都井睦雄
ついむつお
人物像
1917年3月5日に岡山県で生まれ、幼くして両親が結核で他界し、姉とともに祖母に引き取られ、後に津山事件が起きる貝尾集落に引っ越していた。
学業はそこそこ優秀であったが、都井を溺愛する祖母に進学を反対され、次第に引きこもるようになった。
その一方では、美白で容姿が優れており、青年に成長した頃には村の女性達にモテるイケメンとなっていた。
事件の経緯
20歳になって受けた徴兵検査で肺結核の診断と事実上の不合格が突きつけられた事をキッカケに人生が転落。
当時結核は不治の病と呼ばれて結核患者に対する偏見や差別が横行しており、都井もその例外ではなかった。
徴兵検査の結果があっという間に村中に広まり、今まで夜這いによって関係を持っていた女性達が次々と掌を返して都井の悪口を言うようになってしまう。(当時は徴兵は一種のステータスで
強い男の要素でもあった。しかし、病気による不合格であるため理不尽な差別に対する恨みに関しては同情はできる)
更には病気が原因で農作業等もできずにふらふらと無為に生きなければならなくなったために、集落の人々からは白い目を向けられて極力関わらないように距離を置かれて孤立。
結核患者への差別、不合格への嘲笑、夜這いの関係だった女性達の裏切りによってプライドを傷つけられて人生に絶望。
自身を蔑ろにする村人達に復讐するため、あらかじめ日本刀やライフル等の凶器を揃えて犯行を計画。
一度は計画を邪魔されたものの、既に堕ちるところまで堕ちた執念によって頓挫することなく密かに準備を完了させた。
そして、1938年(昭和13年)5月21日にわずか2時間で30人もの村人を次々と惨殺。

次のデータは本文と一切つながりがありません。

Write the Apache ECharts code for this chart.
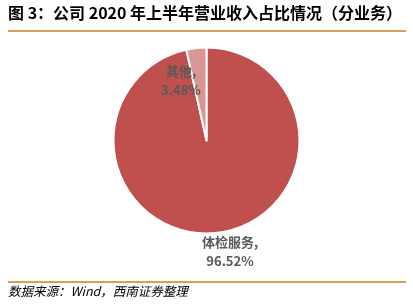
<!DOCTYPE html>
<html><head><meta charset="utf-8">
<script src="https://cdn.jsdelivr.net/npm/echarts@6/dist/echarts.min.js"></script>
<style>html,body{margin:0;padding:0;background:#fff}#c{width:413px;height:306px}</style>
</head><body><div id="c"></div>
<script>
const categories = ['体检服务', '其他'];
const values = [96.52, 3.48];
const titleText = '图 3：公司 2020 年上半年营业收入占比情况（分业务）';
const sourceText = '数据来源：Wind，西南证券整理';
const colors = ['#C0504D', '#D99694'];
const labelPos = [[230, 252], [181, 81]];

const chart = echarts.init(document.getElementById('c'));
chart.setOption({
  animation: false,
  graphic: [
    {type: 'text', left: 8, top: 5, style: {text: titleText, font: 'bold 16px "Noto Sans CJK SC", sans-serif', fill: '#000'}},
    {type: 'line', shape: {x1: 8, y1: 31, x2: 406, y2: 31}, style: {stroke: '#D4A35A', lineWidth: 2}},
    {type: 'line', shape: {x1: 8, y1: 282, x2: 406, y2: 282}, style: {stroke: '#D4A35A', lineWidth: 2}},
    {type: 'text', left: 8, top: 285, style: {text: sourceText, font: 'italic 12.5px "Noto Sans CJK SC", sans-serif', fill: '#000'}}
  ],
  series: [{
    type: 'pie',
    center: [206.5, 140.5],
    radius: [0, 93],
    startAngle: 90,
    clockwise: true,
    itemStyle: {borderColor: '#fff', borderWidth: 2},
    label: {
      show: true,
      formatter: p => p.name + ',\n' + p.value.toFixed(2) + '%',
      color: '#595959',
      fontWeight: 'bold',
      fontSize: 13,
      lineHeight: 19,
      align: 'center',
      fontFamily: '"Noto Sans CJK SC", sans-serif'
    },
    labelLine: {show: false},
    labelLayout: p => ({x: labelPos[p.dataIndex][0], y: labelPos[p.dataIndex][1], align: 'center', verticalAlign: 'middle'}),
    data: categories.map((c, i) => ({name: c, value: values[i], itemStyle: {color: colors[i]}}))
  }]
});
</script></body></html>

犯行を終えた後は荒坂峠で自らの心臓に猟銃を当てて自らの命を絶った。
関係ない者、抵抗しない者には刃を向けなかったといい
最後に訪れたとある家でそこに住む少年に「勉強してかしこくなれ」と励ましの言葉を送って自殺した為、精神状態は考えられているよりも正常だったと思われる。